To do: What is the number of lines in the data holding the word "diagram"? Give that number by itself.

Working data:
•••

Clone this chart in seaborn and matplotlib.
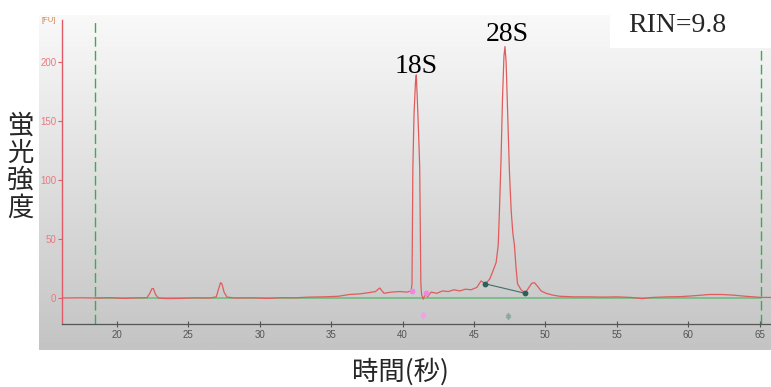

•••

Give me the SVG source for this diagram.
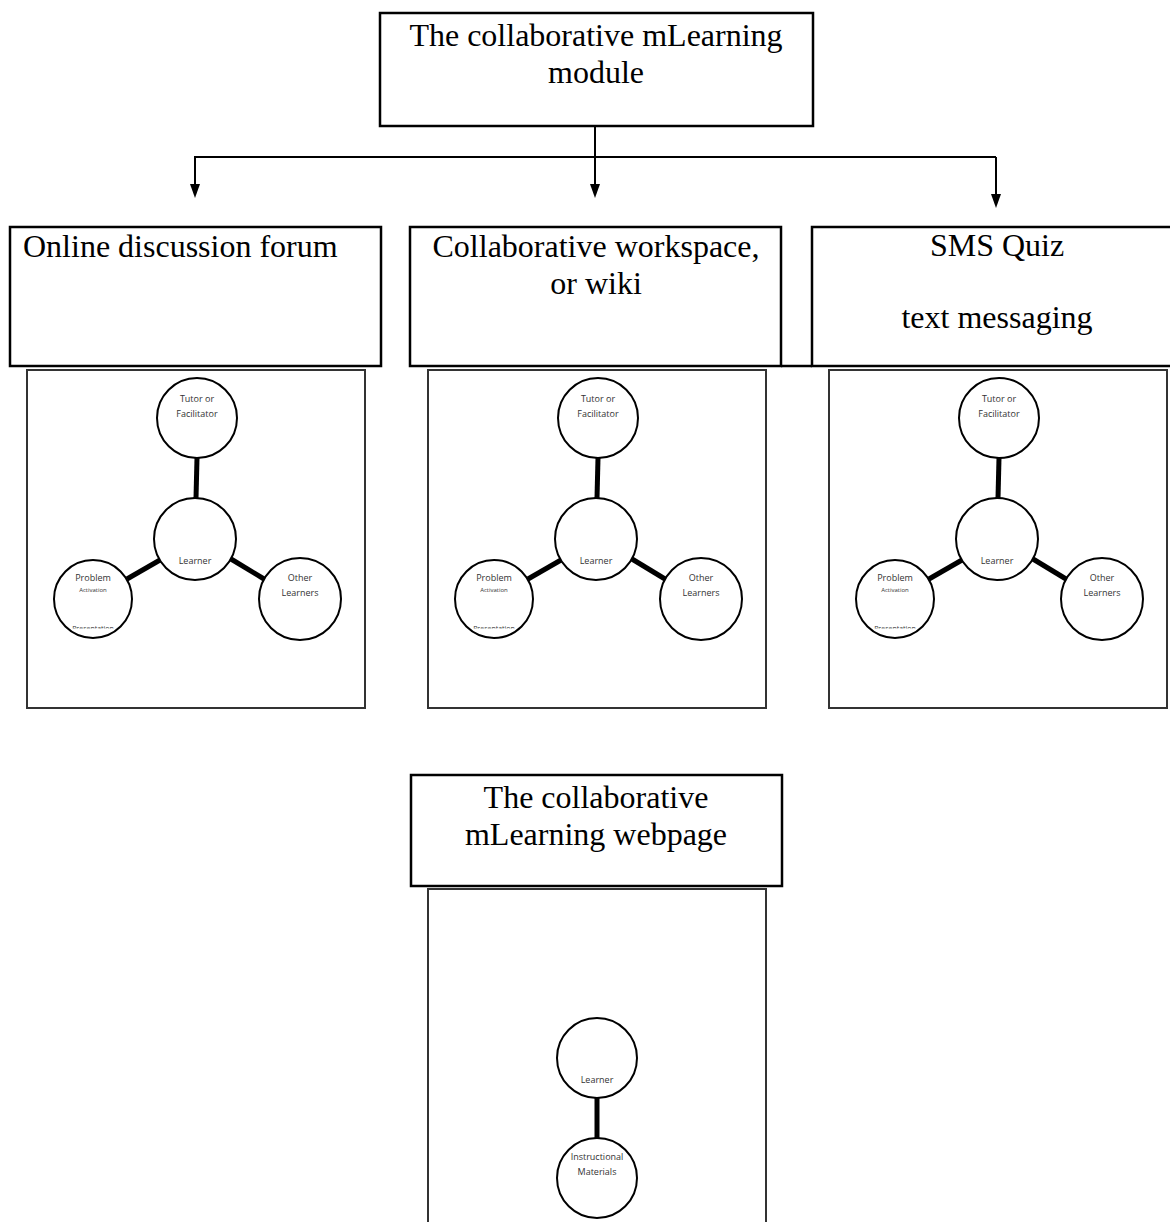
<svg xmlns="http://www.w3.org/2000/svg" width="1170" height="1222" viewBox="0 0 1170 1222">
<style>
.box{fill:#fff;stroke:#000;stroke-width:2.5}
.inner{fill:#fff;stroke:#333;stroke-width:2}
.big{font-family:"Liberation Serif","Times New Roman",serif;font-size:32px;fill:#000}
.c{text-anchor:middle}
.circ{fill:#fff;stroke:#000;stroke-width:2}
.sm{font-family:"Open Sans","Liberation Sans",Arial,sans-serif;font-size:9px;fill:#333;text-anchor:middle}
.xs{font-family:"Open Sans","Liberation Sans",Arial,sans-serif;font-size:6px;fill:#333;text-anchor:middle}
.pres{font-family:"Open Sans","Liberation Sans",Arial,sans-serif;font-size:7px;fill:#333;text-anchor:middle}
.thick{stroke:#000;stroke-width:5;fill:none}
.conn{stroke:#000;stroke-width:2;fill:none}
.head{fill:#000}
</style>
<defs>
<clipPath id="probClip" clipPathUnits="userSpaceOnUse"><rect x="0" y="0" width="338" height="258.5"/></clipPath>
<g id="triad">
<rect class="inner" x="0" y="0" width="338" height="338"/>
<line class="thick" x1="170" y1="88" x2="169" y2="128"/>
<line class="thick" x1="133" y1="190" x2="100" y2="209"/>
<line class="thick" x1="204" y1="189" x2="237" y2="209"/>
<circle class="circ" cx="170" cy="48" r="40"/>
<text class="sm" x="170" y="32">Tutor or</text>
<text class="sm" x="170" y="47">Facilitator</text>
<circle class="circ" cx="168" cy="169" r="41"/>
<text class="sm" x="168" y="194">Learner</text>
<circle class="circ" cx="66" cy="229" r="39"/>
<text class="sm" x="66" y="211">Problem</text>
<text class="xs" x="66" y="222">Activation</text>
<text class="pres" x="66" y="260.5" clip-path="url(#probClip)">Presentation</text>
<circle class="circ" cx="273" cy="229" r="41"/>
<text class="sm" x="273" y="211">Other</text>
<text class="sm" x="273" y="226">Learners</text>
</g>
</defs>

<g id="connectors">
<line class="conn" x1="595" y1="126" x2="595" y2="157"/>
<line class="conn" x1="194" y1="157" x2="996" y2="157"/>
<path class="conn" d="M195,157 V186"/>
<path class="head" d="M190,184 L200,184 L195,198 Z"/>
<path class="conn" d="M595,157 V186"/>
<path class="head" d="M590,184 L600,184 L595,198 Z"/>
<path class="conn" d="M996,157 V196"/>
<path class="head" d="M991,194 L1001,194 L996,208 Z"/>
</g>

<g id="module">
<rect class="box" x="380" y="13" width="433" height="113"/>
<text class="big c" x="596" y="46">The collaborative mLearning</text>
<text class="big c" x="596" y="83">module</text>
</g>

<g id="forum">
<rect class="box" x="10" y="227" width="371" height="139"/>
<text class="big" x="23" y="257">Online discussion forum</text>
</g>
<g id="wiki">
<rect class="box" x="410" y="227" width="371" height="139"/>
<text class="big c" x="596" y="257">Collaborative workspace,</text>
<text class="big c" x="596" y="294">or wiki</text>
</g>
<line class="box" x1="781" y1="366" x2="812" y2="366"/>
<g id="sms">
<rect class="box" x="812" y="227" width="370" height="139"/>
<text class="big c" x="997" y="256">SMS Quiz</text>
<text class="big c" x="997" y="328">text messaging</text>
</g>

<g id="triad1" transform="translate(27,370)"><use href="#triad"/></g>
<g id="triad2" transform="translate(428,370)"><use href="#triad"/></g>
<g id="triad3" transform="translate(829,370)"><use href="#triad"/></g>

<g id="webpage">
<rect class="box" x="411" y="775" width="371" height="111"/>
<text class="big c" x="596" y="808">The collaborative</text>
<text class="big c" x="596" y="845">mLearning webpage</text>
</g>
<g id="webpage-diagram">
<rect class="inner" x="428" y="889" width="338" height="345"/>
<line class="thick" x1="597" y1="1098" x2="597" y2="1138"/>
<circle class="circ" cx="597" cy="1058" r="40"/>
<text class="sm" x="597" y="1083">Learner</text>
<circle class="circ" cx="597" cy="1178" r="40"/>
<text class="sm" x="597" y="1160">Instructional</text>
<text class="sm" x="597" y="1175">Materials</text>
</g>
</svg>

•••

Correct result: 2